Frank C. Bohlander, former chief engineer of Westchester County, New York, and an ASCE life member who joined the Society in 1949, has died. He was 97.

Bohlander, P.E., L.S., F.ASCE, worked for the county for 18 years, the last 12 as public works commissioner. “The county is one place where you can conceive an idea, you can sell it, have it funded through the budget, design it, construct and maintain it, all yourself within your own bailiwick,” he once said. “To me, that's incredible, at least for an engineer or a public-works commissioner.”

He was a Navy veteran of World War II who had attended St. Lawrence and Union College before serving in the South Pacific on the USS Comstock and the USS Oak Hill until the war’s end. He then earned a civil engineering bachelor's degree from Clarkson College of Technology in Potsdam, New York, and began his public works career in 1968. He worked for the state of New York and the East Hudson Parkway Authority for 20 years before his time in Westchester.

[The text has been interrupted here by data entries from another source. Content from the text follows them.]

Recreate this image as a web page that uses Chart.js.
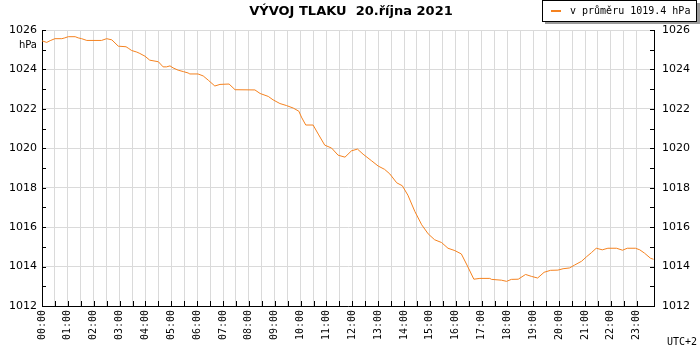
<!DOCTYPE html>
<html>
<head>
<meta charset="utf-8">
<script src="https://cdn.jsdelivr.net/npm/chart.js@4/dist/chart.umd.min.js"></script>
<style>
  html, body { margin: 0; padding: 0; background: #fff; }
</style>
</head>
<body>
<canvas id="pressure-chart" width="700" height="350"></canvas>
<script>
// minutes after midnight
const minutes = [0,11,19,30,46,53,61,77,84,92,
  104,138,150,162,177,195,200,208,220,227,
  239,250,270,281,289,297,304,316,328,339,
  343,362,374,386,401,413,434,448,494,506,
  525,536,552,567,583,596,602,612,629,641,
  656,672,687,703,718,732,745,765,780,795,
  807,823,836,849,865,881,896,911,927,942,
  958,973,986,1002,1016,1039,1043,1066,1078,1089,
  1105,1122,1136,1150,1165,1180,1197,1209,1224,1236,
  1252,1263,1275,1286,1300,1313,1333,1347,1358,1377,
  1387,1398,1412,1419];

// pressure in hPa
const pressure = [1025.45,1025.37,1025.46,1025.56,1025.56,1025.60,1025.66,1025.66,1025.60,1025.56,
  1025.47,1025.47,1025.56,1025.50,1025.18,1025.15,1025.08,1024.96,1024.88,1024.81,
  1024.67,1024.47,1024.39,1024.13,1024.13,1024.18,1024.08,1023.96,1023.89,1023.82,
  1023.77,1023.77,1023.67,1023.45,1023.16,1023.24,1023.26,1022.97,1022.96,1022.78,
  1022.63,1022.46,1022.27,1022.17,1022.04,1021.88,1021.58,1021.18,1021.18,1020.72,
  1020.16,1020.01,1019.65,1019.55,1019.87,1019.96,1019.70,1019.36,1019.10,1018.93,
  1018.70,1018.25,1018.10,1017.62,1016.80,1016.12,1015.66,1015.36,1015.22,1014.93,
  1014.81,1014.64,1014.08,1013.36,1013.40,1013.40,1013.35,1013.31,1013.25,1013.35,
  1013.36,1013.60,1013.50,1013.42,1013.71,1013.81,1013.82,1013.89,1013.93,1014.08,
  1014.27,1014.49,1014.71,1014.93,1014.85,1014.93,1014.93,1014.83,1014.93,1014.93,
  1014.85,1014.68,1014.42,1014.37];

const average = 1019.4;
const yMin = 1012, yMax = 1026;
const xMax = 1420;
const title = 'VÝVOJ TLAKU  20.října 2021';
const legendLabel = 'v průměru ' + average.toFixed(1) + ' hPa';
const unitLabel = 'hPa';
const zoneLabel = 'UTC+2';

const lineColor = '#f5821f';
const gridColor = '#dadada';

function hhmm(m) {
    const h = Math.floor(m / 60);
    return String(h).padStart(2, '0') + ':00';
}

function yLabel(value) {
    return value % 2 === 0 ? String(value) : '';
}

function yGrid(c) {
    return c.tick && c.tick.value % 2 === 0 ? gridColor : 'rgba(0,0,0,0)';
}

// inward ticks, title, legend box and small labels
const decorations = {
    id: 'decorations',
    afterDraw(chart) {
        const { ctx, chartArea: a, scales } = chart;
        ctx.save();
        ctx.strokeStyle = '#000';
        ctx.lineWidth = 1;
        ctx.beginPath();
        scales.y.ticks.forEach(t => {
            const py = Math.round(scales.y.getPixelForValue(t.value)) + 0.5;
            ctx.moveTo(a.left, py); ctx.lineTo(a.left + 4, py);
            ctx.moveTo(a.right, py); ctx.lineTo(a.right - 4, py);
        });
        scales.x.ticks.forEach(t => {
            const px = Math.round(scales.x.getPixelForValue(t.value)) + 0.5;
            ctx.moveTo(px, a.bottom); ctx.lineTo(px, a.bottom - 5);
        });
        ctx.stroke();

        ctx.fillStyle = '#000';
        ctx.textBaseline = 'middle';
        ctx.textAlign = 'center';
        ctx.font = 'bold 13px "DejaVu Sans"';
        ctx.fillText(title, 351, 12);

        ctx.textAlign = 'right';
        ctx.font = '10px "DejaVu Sans"';
        ctx.fillText(unitLabel, 37, 45);
        ctx.font = '10px "DejaVu Sans Mono"';
        ctx.fillText(zoneLabel, 697, 342);

        // legend box with shadow
        ctx.fillStyle = '#9a9a9a';
        ctx.fillRect(545, 3, 155, 21);
        ctx.fillStyle = '#fff';
        ctx.fillRect(543, 0, 154, 22);
        ctx.strokeStyle = '#000';
        ctx.strokeRect(542.5, 0.5, 154, 21);
        ctx.strokeStyle = lineColor;
        ctx.lineWidth = 2;
        ctx.beginPath();
        ctx.moveTo(551, 11); ctx.lineTo(561, 11);
        ctx.stroke();
        ctx.fillStyle = '#000';
        ctx.textAlign = 'left';
        ctx.font = '10px "DejaVu Sans Mono"';
        ctx.fillText(legendLabel, 570, 11);
        ctx.restore();
    }
};

new Chart(document.querySelector('#pressure-chart').getContext('2d'), {
    type: 'line',
    data: {
        datasets: [{
            label: legendLabel,
            data: minutes.map((m, i) => ({ x: m, y: pressure[i] })),
            borderColor: lineColor,
            backgroundColor: lineColor,
            borderWidth: 1,
            pointRadius: 0,
            tension: 0
        }]
    },
    options: {
        responsive: false,
        animation: false,
        layout: { padding: { top: 30, left: 0, right: 0, bottom: 0 } },
        plugins: { legend: { display: false }, title: { display: false }, tooltip: { enabled: false } },
        scales: {
            x: {
                type: 'linear',
                min: 0,
                max: xMax,
                afterFit: s => { s.height = 44; },
                border: { display: true, color: '#000' },
                grid: { color: gridColor, drawTicks: false },
                ticks: {
                    stepSize: 30,
                    autoSkip: false,
                    minRotation: 90,
                    maxRotation: 90,
                    padding: 4,
                    color: '#000',
                    font: { family: 'DejaVu Sans Mono', size: 10 },
                    callback: v => (v % 60 === 0 && v < xMax) ? hhmm(v) : ''
                }
            },
            y: {
                position: 'left',
                min: yMin,
                max: yMax,
                afterFit: s => { s.width = 42; },
                border: { display: true, color: '#000' },
                grid: { color: yGrid, drawTicks: false },
                ticks: {
                    stepSize: 1,
                    autoSkip: false,
                    padding: 5,
                    color: '#000',
                    font: { family: 'DejaVu Sans', size: 11 },
                    callback: yLabel
                }
            },
            y2: {
                position: 'right',
                min: yMin,
                max: yMax,
                afterFit: s => { s.width = 46; },
                border: { display: true, color: '#000' },
                grid: { display: false, drawTicks: false },
                ticks: {
                    stepSize: 1,
                    autoSkip: false,
                    padding: 8,
                    color: '#000',
                    font: { family: 'DejaVu Sans', size: 11 },
                    callback: yLabel
                }
            }
        }
    },
    plugins: [decorations]
});
</script>
</body>
</html>
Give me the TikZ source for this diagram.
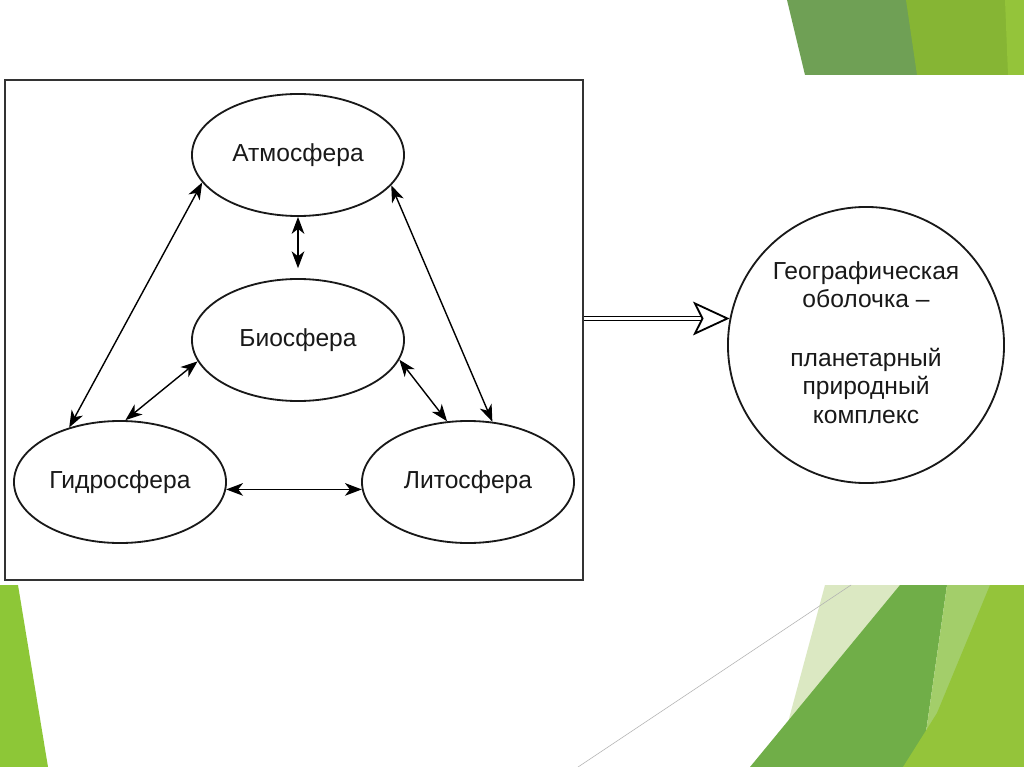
\documentclass[tikz,border=0pt]{standalone}
\usepackage{fontspec}
\setmainfont{Liberation Sans}
\usetikzlibrary{shapes.geometric,arrows.meta}
\definecolor{leafdark}{HTML}{6FA055}
\definecolor{leafmid}{HTML}{86B534}
\definecolor{leaflime}{HTML}{94C43A}
\definecolor{leafpale}{HTML}{DBE8C2}
\definecolor{leafdeep}{HTML}{70AE48}
\definecolor{leaflight}{HTML}{A3CE6A}

\begin{document}
\begin{tikzpicture}[x=0.025cm,y=-0.025cm,
  every node/.style={font=\fontsize{17.5}{20}\selectfont, text=black!90},
  sphere/.style={ellipse, draw=black!90, line width=1.3pt,
    minimum width=5.3cm, minimum height=3.05cm, inner sep=0pt},
  link/.style={line width=1pt,
    {Stealth[length=12pt,width=9pt,inset=3.5pt]}-{Stealth[length=12pt,width=9pt,inset=3.5pt]}},
  bigarrow/.style={double=white, double distance=2pt, line width=1pt,
    -{Stealth[open,length=26pt,width=24pt,inset=6pt,line width=1.3pt]}}
]
\useasboundingbox (0,0) rectangle (1024,767);
\fill[white] (0,0) rectangle (1024,767);

% green corners
\fill[leafdark] (787,0) -- (1024,0) -- (1024,75) -- (805,75) -- cycle;
\fill[leafmid] (906,0) -- (1024,0) -- (1024,75) -- (917,75) -- cycle;
\fill[leaflime] (1005,0) -- (1024,0) -- (1024,75) -- (1008,75) -- cycle;
\fill[leaflime!95!green] (0,585) -- (18,585) -- (48,767) -- (0,767) -- cycle;
\fill[leafpale] (825,585) -- (905,585) -- (860,767) -- (776,767) -- cycle;
\fill[leafdeep] (900,585) -- (947,585) -- (921,767) -- (750,767) -- cycle;
\fill[leaflight] (947,585) -- (1024,585) -- (1024,767) -- (921,767) -- cycle;
\fill[leaflime] (990,585) -- (1024,585) -- (1024,767) -- (903,767) -- (937,713) -- cycle;
\draw[gray!60, line width=0.4pt] (578,767) -- (851,585);

% frame and spheres
\node[draw=black!80, line width=1.2pt, minimum width=14.45cm, minimum height=12.5cm,
  inner sep=0pt] (frame) at (294,330) {};
\node[sphere] (atm) at (298,155) {Атмосфера};
\node[sphere] (bio) at (298,340) {Биосфера};
\node[sphere] (hyd) at (120,482) {Гидросфера};
\node[sphere] (lit) at (468,482) {Литосфера};

\draw[link, shorten >=7pt] (atm.south) -- (bio.north);
\draw[link] (atm.196) -- (hyd.133);
\draw[link] (atm.342) -- (lit.68);
\draw[link] (bio.192) -- (hyd.85);
\draw[link] (bio.349) -- (lit.109);
\draw[link] (hyd.-4) -- (lit.184);

% result
\node[circle, draw=black!90, line width=1.3pt, minimum size=6.9cm, inner sep=0pt,
  align=center] (geo) at (866,345)
  {Географическая\\оболочка --\\[22pt]планетарный\\природный\\комплекс\vphantom{р}};
\draw[bigarrow] (geo.169 -| frame.east) -- (geo.169);
\end{tikzpicture}
\end{document}
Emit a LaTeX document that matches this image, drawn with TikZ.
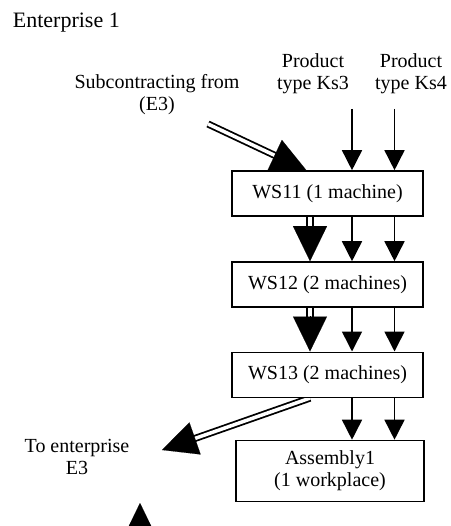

Bohlander once turned down what he called a “lucrative position” in Manhattan to remain in Westchester among people he knew and liked. But as commissioner, he could be frustrated by politics that scuttled countless projects and was even hospitalized once with stress-related chest pains. “The system doesn't frustrate me,” he once told The New York Times. “It's individual pettiness that sometimes gets to me. Lack of courage, shall we say, by political people to take a stand when we all know something should be done.”

Aside from ASCE, he kept active in other professional societies as well. Well-respected by his peers, he was honored with many awards. His two sons are civil engineers, as are two of his grandsons.